As part of our standard quality assurance process, all rounds of layout are checked against client-supplied copy and edits. In the process, we make an effort to ensure that text is properly formatted, italics and other text highlighting details are true to the text provided, that English and French words break in the proper places, and that details such as the use of capitalization follow existing standards. For style issues, we reference The Canadian Style: A Guide to Writing and Editing, and Le guide de rédacteur.

Here are a few tips for providing text edits:

  • Ideally, minor text edits should be provided as clear and tidy mark-ups on hardcopy. This saves time and minimizes error by indicating instantly the location of the specific text that requires changing.
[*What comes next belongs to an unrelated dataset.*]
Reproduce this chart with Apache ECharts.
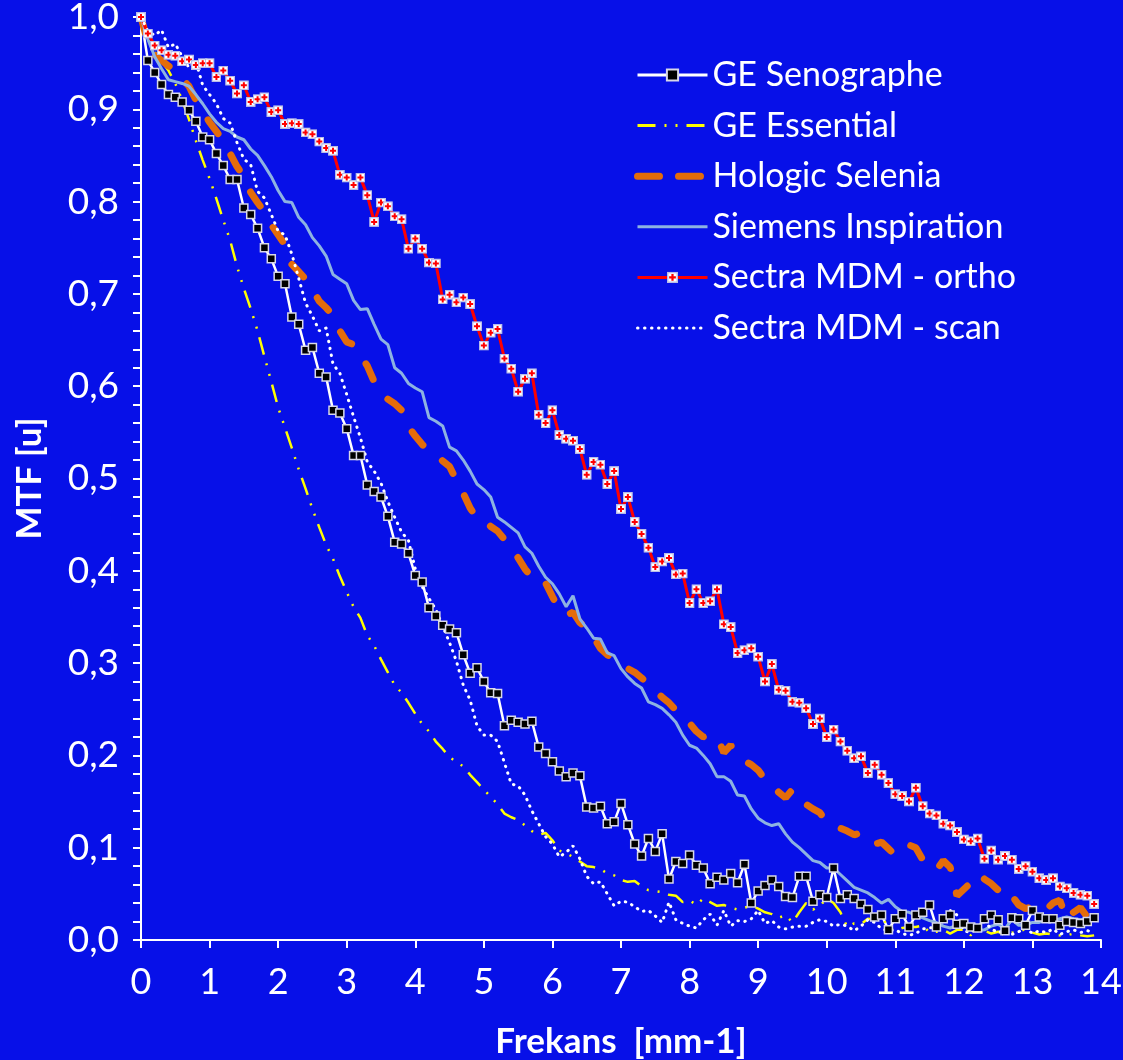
<!DOCTYPE html>
<html>
<head>
<meta charset="utf-8">
<script src="https://cdn.jsdelivr.net/npm/echarts@6/dist/echarts.min.js"></script>
<style>
html,body{margin:0;padding:0;background:#0710e8;}
#chart{width:1123px;height:1060px;}
</style>
</head>
<body>
<div id="chart"></div>
<script>
// Spatial frequency (mm-1)
const freq = [0,0.1,0.2,0.3,0.4,0.5,0.6,0.7,0.8,0.9,1,1.1,1.2,1.3,1.4,1.5,1.6,1.7,1.8,1.9,2,2.1,2.2,2.3,2.4,2.5,2.6,2.7,2.8,2.9,3,3.1,3.2,3.3,3.4,3.5,3.6,3.7,3.8,3.9,4,4.1,4.2,4.3,4.4,4.5,4.6,4.7,4.8,4.9,5,5.1,5.2,5.3,5.4,5.5,5.6,5.7,5.8,5.9,6,6.1,6.2,6.3,6.4,6.5,6.6,6.7,6.8,6.9,7,7.1,7.2,7.3,7.4,7.5,7.6,7.7,7.8,7.9,8,8.1,8.2,8.3,8.4,8.5,8.6,8.7,8.8,8.9,9,9.1,9.2,9.3,9.4,9.5,9.6,9.7,9.8,9.9,10,10.1,10.2,10.3,10.4,10.5,10.6,10.7,10.8,10.9,11,11.1,11.2,11.3,11.4,11.5,11.6,11.7,11.8,11.9,12,12.1,12.2,12.3,12.4,12.5,12.6,12.7,12.8,12.9,13,13.1,13.2,13.3,13.4,13.5,13.6,13.7,13.8,13.9];

const geSenographe = [1.000,0.953,0.940,0.927,0.916,0.913,0.908,0.899,0.887,0.870,0.867,0.852,0.839,0.824,0.824,0.793,0.786,0.771,0.750,0.738,0.719,0.711,0.675,0.667,0.639,0.642,0.614,0.610,0.574,0.571,0.554,0.525,0.525,0.493,0.486,0.480,0.459,0.431,0.429,0.419,0.395,0.388,0.360,0.351,0.341,0.337,0.333,0.309,0.289,0.295,0.280,0.268,0.267,0.232,0.238,0.236,0.234,0.237,0.209,0.202,0.193,0.183,0.177,0.181,0.178,0.144,0.143,0.145,0.126,0.128,0.148,0.125,0.104,0.091,0.110,0.096,0.115,0.066,0.085,0.083,0.092,0.081,0.078,0.061,0.068,0.065,0.072,0.062,0.082,0.040,0.053,0.059,0.065,0.058,0.047,0.046,0.069,0.069,0.042,0.049,0.046,0.078,0.045,0.049,0.045,0.039,0.033,0.025,0.027,0.011,0.023,0.028,0.014,0.027,0.030,0.038,0.014,0.023,0.027,0.017,0.018,0.014,0.013,0.023,0.027,0.022,0.010,0.024,0.023,0.016,0.032,0.025,0.023,0.023,0.016,0.020,0.019,0.018,0.020,0.024];

const geEssential = [1.000,0.975,0.962,0.952,0.942,0.928,0.910,0.889,0.866,0.845,0.825,0.803,0.780,0.758,0.730,0.706,0.684,0.660,0.632,0.605,0.577,0.555,0.533,0.510,0.489,0.467,0.447,0.428,0.413,0.394,0.377,0.361,0.349,0.330,0.319,0.304,0.290,0.276,0.268,0.257,0.245,0.234,0.226,0.215,0.207,0.198,0.193,0.188,0.179,0.171,0.163,0.155,0.147,0.137,0.133,0.130,0.124,0.118,0.114,0.116,0.108,0.097,0.094,0.090,0.085,0.080,0.079,0.077,0.072,0.070,0.065,0.063,0.064,0.058,0.054,0.053,0.052,0.049,0.048,0.041,0.043,0.038,0.045,0.041,0.037,0.038,0.035,0.033,0.035,0.037,0.034,0.030,0.028,0.024,0.027,0.019,0.030,0.040,0.033,0.037,0.045,0.040,0.030,0.014,0.018,0.017,0.023,0.022,0.026,0.013,0.010,0.013,0.014,0.014,0.016,0.008,0.009,0.011,0.007,0.011,0.011,0.005,0.014,0.010,0.007,0.009,0.005,0.008,0.009,0.012,0.008,0.006,0.007,0.006,0.005,0.005,0.007,0.005,0.004,0.005];

const hologicSelenia = [1.000,0.972,0.959,0.953,0.947,0.942,0.933,0.925,0.910,0.898,0.886,0.876,0.866,0.852,0.838,0.827,0.810,0.799,0.789,0.775,0.764,0.753,0.732,0.724,0.716,0.705,0.692,0.685,0.677,0.660,0.648,0.645,0.634,0.622,0.605,0.593,0.586,0.581,0.574,0.556,0.546,0.537,0.530,0.525,0.519,0.513,0.498,0.484,0.468,0.457,0.455,0.448,0.443,0.434,0.424,0.414,0.402,0.393,0.394,0.387,0.372,0.358,0.352,0.355,0.344,0.338,0.328,0.316,0.309,0.304,0.298,0.294,0.290,0.284,0.277,0.270,0.263,0.257,0.249,0.242,0.235,0.226,0.220,0.222,0.220,0.203,0.211,0.200,0.194,0.190,0.184,0.174,0.168,0.160,0.154,0.163,0.152,0.147,0.142,0.138,0.128,0.125,0.121,0.118,0.114,0.116,0.110,0.104,0.106,0.099,0.092,0.098,0.103,0.100,0.087,0.080,0.076,0.086,0.079,0.048,0.055,0.062,0.072,0.066,0.061,0.054,0.058,0.048,0.038,0.034,0.036,0.038,0.033,0.040,0.043,0.022,0.030,0.035,0.025,0.034];

const siemensInspiration = [1.000,0.976,0.957,0.944,0.932,0.930,0.928,0.925,0.916,0.906,0.895,0.886,0.879,0.876,0.870,0.867,0.857,0.850,0.839,0.827,0.812,0.800,0.799,0.783,0.775,0.761,0.752,0.741,0.721,0.716,0.711,0.693,0.683,0.684,0.667,0.651,0.645,0.620,0.614,0.603,0.598,0.594,0.566,0.562,0.557,0.534,0.530,0.520,0.508,0.494,0.488,0.480,0.458,0.453,0.447,0.441,0.426,0.419,0.405,0.393,0.386,0.375,0.361,0.373,0.348,0.338,0.327,0.326,0.311,0.308,0.294,0.285,0.278,0.273,0.258,0.255,0.251,0.244,0.236,0.222,0.211,0.208,0.200,0.191,0.177,0.177,0.172,0.157,0.156,0.142,0.132,0.127,0.124,0.126,0.115,0.106,0.100,0.093,0.086,0.084,0.078,0.078,0.071,0.064,0.057,0.054,0.051,0.046,0.040,0.044,0.036,0.031,0.030,0.027,0.024,0.021,0.019,0.015,0.013,0.016,0.014,0.012,0.010,0.011,0.015,0.017,0.012,0.022,0.016,0.016,0.019,0.019,0.022,0.021,0.023,0.025,0.023,0.022,0.023,0.025];

const sectraOrtho = [1.000,0.982,0.969,0.964,0.959,0.958,0.952,0.954,0.948,0.950,0.950,0.935,0.942,0.931,0.917,0.926,0.908,0.911,0.913,0.897,0.899,0.884,0.885,0.884,0.875,0.873,0.865,0.858,0.855,0.829,0.826,0.818,0.826,0.807,0.778,0.799,0.795,0.784,0.781,0.749,0.760,0.749,0.734,0.733,0.694,0.699,0.691,0.696,0.689,0.665,0.644,0.658,0.662,0.630,0.619,0.594,0.608,0.614,0.569,0.560,0.574,0.547,0.543,0.541,0.532,0.504,0.518,0.515,0.494,0.508,0.467,0.480,0.453,0.440,0.425,0.404,0.410,0.414,0.396,0.397,0.365,0.380,0.365,0.367,0.380,0.342,0.339,0.311,0.314,0.316,0.307,0.280,0.299,0.271,0.270,0.258,0.257,0.251,0.234,0.240,0.220,0.228,0.215,0.205,0.197,0.199,0.181,0.190,0.179,0.170,0.158,0.156,0.150,0.165,0.145,0.137,0.135,0.126,0.124,0.117,0.109,0.107,0.110,0.088,0.097,0.087,0.091,0.087,0.077,0.080,0.074,0.067,0.065,0.067,0.058,0.056,0.051,0.049,0.048,0.039];

const sectraScan = [1.000,0.985,0.980,0.986,0.967,0.971,0.957,0.945,0.952,0.926,0.916,0.906,0.890,0.885,0.864,0.846,0.840,0.811,0.804,0.786,0.768,0.764,0.743,0.717,0.690,0.676,0.660,0.663,0.624,0.614,0.591,0.567,0.544,0.518,0.508,0.495,0.475,0.458,0.442,0.433,0.402,0.383,0.370,0.358,0.340,0.322,0.302,0.276,0.260,0.232,0.222,0.222,0.215,0.192,0.169,0.167,0.157,0.140,0.126,0.112,0.104,0.090,0.095,0.102,0.088,0.069,0.061,0.063,0.050,0.037,0.042,0.041,0.036,0.031,0.032,0.026,0.019,0.041,0.022,0.018,0.015,0.013,0.022,0.028,0.016,0.032,0.015,0.021,0.020,0.023,0.032,0.018,0.021,0.014,0.012,0.014,0.015,0.015,0.019,0.022,0.020,0.015,0.017,0.015,0.010,0.015,0.022,0.019,0.012,0.010,0.011,0.007,0.005,0.007,0.012,0.013,0.014,0.020,0.032,0.027,0.010,0.008,0.014,0.020,0.012,0.008,0.011,0.006,0.009,0.013,0.007,0.010,0.008,0.012,0.006,0.009,0.011,0.008,0.010,0.009];

const seriesNames = ['GE Senographe','GE Essential','Hologic Selenia','Siemens Inspiration','Sectra MDM - ortho','Sectra MDM - scan'];
const yTickLabels = ['0,0','0,1','0,2','0,3','0,4','0,5','0,6','0,7','0,8','0,9','1,0'];
const xTickLabels = ['0','1','2','3','4','5','6','7','8','9','10','11','12','13','14'];

const pairs = vals => freq.map((f, i) => [f, vals[i]]);

const orthoSvg = '<svg xmlns="http://www.w3.org/2000/svg" width="11" height="11"><rect x="0.75" y="0.75" width="9.5" height="9.5" fill="#ffffff" stroke="#b8bce8" stroke-width="1.5"/><path d="M4.4 2.2h2.2v2.2h2.2v2.2h-2.2v2.2h-2.2v-2.2h-2.2v-2.2h2.2z" fill="#ff0000"/></svg>';
const orthoSymbol = 'image://data:image/svg+xml;charset=utf-8,' + encodeURIComponent(orthoSvg);

const FONT = 'Lato';
const noMarker = { opacity: 0 };
const chart = echarts.init(document.getElementById('chart'));
chart.setOption({
  backgroundColor: '#0710e8',
  animation: false,
  grid: { left: 141, top: 17, right: 22, bottom: 120, outerBoundsMode: 'none', containLabel: false },
  legend: {
    orient: 'vertical',
    left: 634,
    top: 56,
    padding: 0,
    itemWidth: 70,
    itemHeight: 14,
    itemGap: 12.6,
    textStyle: { color: '#ffffff', fontSize: 34, fontFamily: FONT, lineHeight: 38 },
    data: [
      { name: seriesNames[0], lineStyle: { width: 3 } },
      { name: seriesNames[1], itemStyle: noMarker, lineStyle: { width: 3 } },
      { name: seriesNames[2], itemStyle: noMarker, lineStyle: { width: 7, type: [22, 19], cap: 'round' } },
      { name: seriesNames[3], itemStyle: noMarker, lineStyle: { width: 3 } },
      { name: seriesNames[4], lineStyle: { width: 3 } },
      { name: seriesNames[5], itemStyle: noMarker, lineStyle: { width: 3 } }
    ]
  },
  xAxis: {
    type: 'value', min: 0, max: 14, interval: 1,
    name: 'Frekans  [mm-1]', nameLocation: 'middle', nameGap: 84,
    nameTextStyle: { color: '#ffffff', fontSize: 35, fontWeight: 'bold', fontFamily: FONT },
    axisLine: { show: true, lineStyle: { color: '#ffffff', width: 2 } },
    axisTick: { show: true, inside: false, length: 8, lineStyle: { color: '#ffffff', width: 2 } },
    axisLabel: { color: '#ffffff', fontSize: 36, fontFamily: FONT, margin: 24,
      formatter: v => xTickLabels[Math.round(v)] },
    splitLine: { show: false }
  },
  yAxis: {
    type: 'value', min: 0, max: 1, interval: 0.1,
    name: 'MTF [u]', nameLocation: 'middle', nameGap: 94, nameRotate: 90,
    nameTextStyle: { color: '#ffffff', fontSize: 35, fontWeight: 'bold', fontFamily: FONT },
    axisLine: { show: true, lineStyle: { color: '#ffffff', width: 2 } },
    axisTick: { show: true, inside: false, length: 8, lineStyle: { color: '#ffffff', width: 2 } },
    minorTick: { show: true, splitNumber: 5, length: 8, lineStyle: { color: '#ffffff', width: 2 } },
    axisLabel: { color: '#ffffff', fontSize: 37, fontFamily: FONT, margin: 22,
      formatter: v => yTickLabels[Math.round(v * 10)] },
    splitLine: { show: false }
  },
  series: [
    { name: seriesNames[0], type: 'line', data: pairs(geSenographe), clip: false,
      symbol: 'rect', symbolSize: 8, showAllSymbol: true,
      itemStyle: { color: '#000000', borderColor: '#d8d8e8', borderWidth: 1.5 },
      lineStyle: { color: '#ffffff', width: 2.5 } },
    { name: seriesNames[1], type: 'line', data: pairs(geEssential), clip: false,
      symbol: 'none', itemStyle: { color: '#ffff00' },
      lineStyle: { color: '#ffff00', width: 2.5, type: [18, 9, 2, 9, 2, 9] } },
    { name: seriesNames[2], type: 'line', data: pairs(hologicSelenia), clip: false,
      symbol: 'none', itemStyle: { color: '#e46c0a' },
      lineStyle: { color: '#e46c0a', width: 7, type: [17, 25], cap: 'round' } },
    { name: seriesNames[3], type: 'line', data: pairs(siemensInspiration), clip: false,
      symbol: 'none', itemStyle: { color: '#8db3e2' },
      lineStyle: { color: '#8db3e2', width: 3 } },
    { name: seriesNames[4], type: 'line', data: pairs(sectraOrtho), clip: false,
      symbol: orthoSymbol, symbolSize: 10, showAllSymbol: true,
      itemStyle: { color: '#ff0000' },
      lineStyle: { color: '#ff0000', width: 3 } },
    { name: seriesNames[5], type: 'line', data: pairs(sectraScan), clip: false,
      symbol: 'none', itemStyle: { color: '#ffffff' },
      lineStyle: { color: '#ffffff', width: 3, type: [0.5, 6.5], cap: 'round' } }
  ]
});
</script>
</body>
</html>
Treasure-hunt instructions that are becoming a popular means of providing edits via e-mail (e.g.: “fifth page, third paragraph in left column, third line down, fourth word”) are more costly because
    • they take a great deal of time to decipher,
    • they render proofreading after layout difficult to impossible without adding an additional process step (taking the instructions provided by the client, marking up the hardcopy, and then providing it to the designer for changing), and
    • significantly increase the chance of error. All of this results in higher costs to you.
  • Use proofreaders’ notation. This has the advantage of removing any chance of error with regard to exactly what change is being requested. While there are dozens of notations, please see below for a list of those that you are mostly likely to need.
  • For major text changes, such as rewriting a portion of text or expanding existing text, provide the designer with your rewrites electronically. This way, your new text can be copied and pasted into the layout thereby reducing time spent and potential errors that can result from keying in text or deciphering handwritten instructions.